Uno de mis intereses personales es el de la migración como fenómeno humano y, particularmente, lo que pasa con las personas que migran de forma irregular. Para la Organización Internacional para las Migraciones (OIM), un migrantes es “una persona que se traslada fuera de su lugar de residencia habitual, ya sea dentro de un país o a través de una frontera internacional, de manera temporal o permanente, y por diversas razones”; sin embargo, es una palabra que se usa para imponer una identidad en personas que dejan sus lugares de origen de forma irregular.
No hablamos de un migrante cuando nos referimos a una persona de negocios que ha venido a invertir en México, ni de una persona profesional que trabaja en nuestro país, ni de una persona con grado académico de doctorado que es investigadora; en ese caso son personas que se reconocen por esas actividades. Tampoco decimos que un estudiante alemán de intercambio o que estudia toda la carrera en México es migrante.
La palabra se usa en nuestro lenguaje común con desprecio para calificar y señalar a una persona que viaja a pie, sin documentos y se le niega la posibilidad de contar su historia para entender por qué tuvo que salir de su lugar de origen. También la usamos para quienes van a Estados Unidos sin visa y trabajan para conseguir lo que aquí no se puede.

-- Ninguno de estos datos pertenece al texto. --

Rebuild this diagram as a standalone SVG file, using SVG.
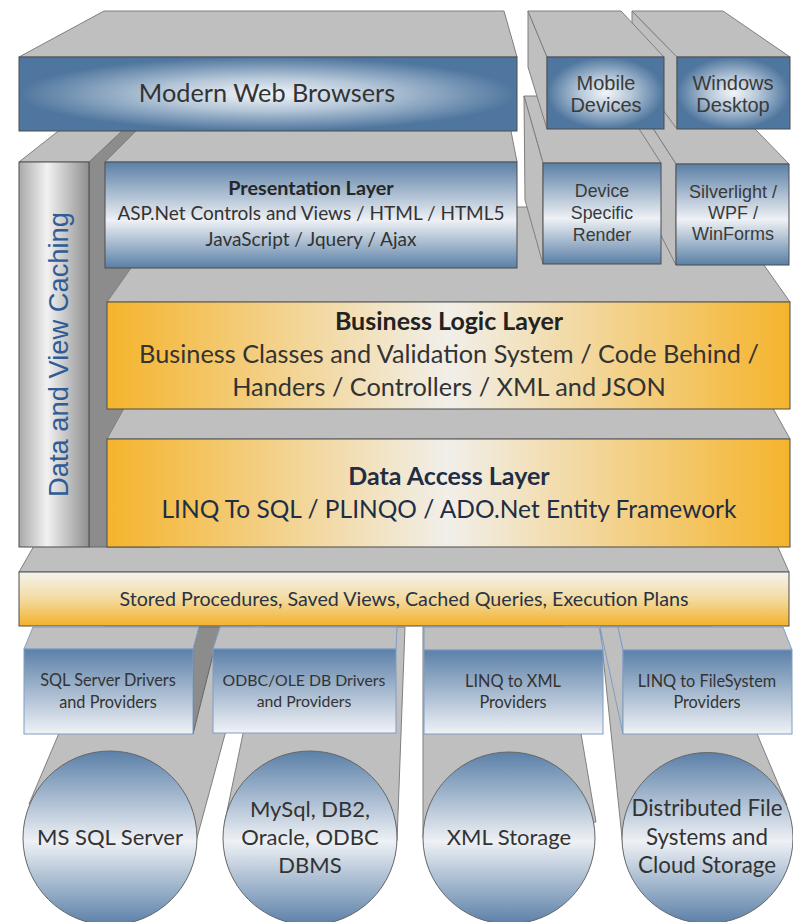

Nos dan miedo porque nos recuerdan que cualquiera de nosotros podríamos caer en la misma situación. Pensemos en los sirios hace 10 años cuando no imaginaban que habría una guerra en su país; no tenían razones para migrar, no estaban obligados a desplazarse, pero hoy millones de ellos tratan de llegar a Europa. Otro ejemplo es el de los venezolanos que han dejado su país en números que sobrepasan los 4 millones.
Es indispensable que pensemos la discriminación hacia el “migrante” con un enfoque ético, con la propuesta de Martin Buber (1974) para reconocer al Tú que hay en el otro, dotarlo de humanidad, reconocerlo como igual. También nos hace falta pensar en ese miedo que se refleja en la aporofobia que es el “rechazo, aversión, temor y desprecio hacia el pobre, hacia el desamparado que, al menos en apariencia, no puede devolver nada bueno a cambio” (Cortina, 2017). La aporofobia y la discriminación no son conductas naturales, son aprendidas y son responsabilidad de todos los sectores de la sociedad trabajar para terminar con ellas como prácticas.
BIBLIOGRAFÍA
Buber, M. (2017). Tú y yo. Barcelona: Herder editorial
Cortina, Adela (2017). Aporofobia, el rechazo al pobre. México: Grupo Planeta.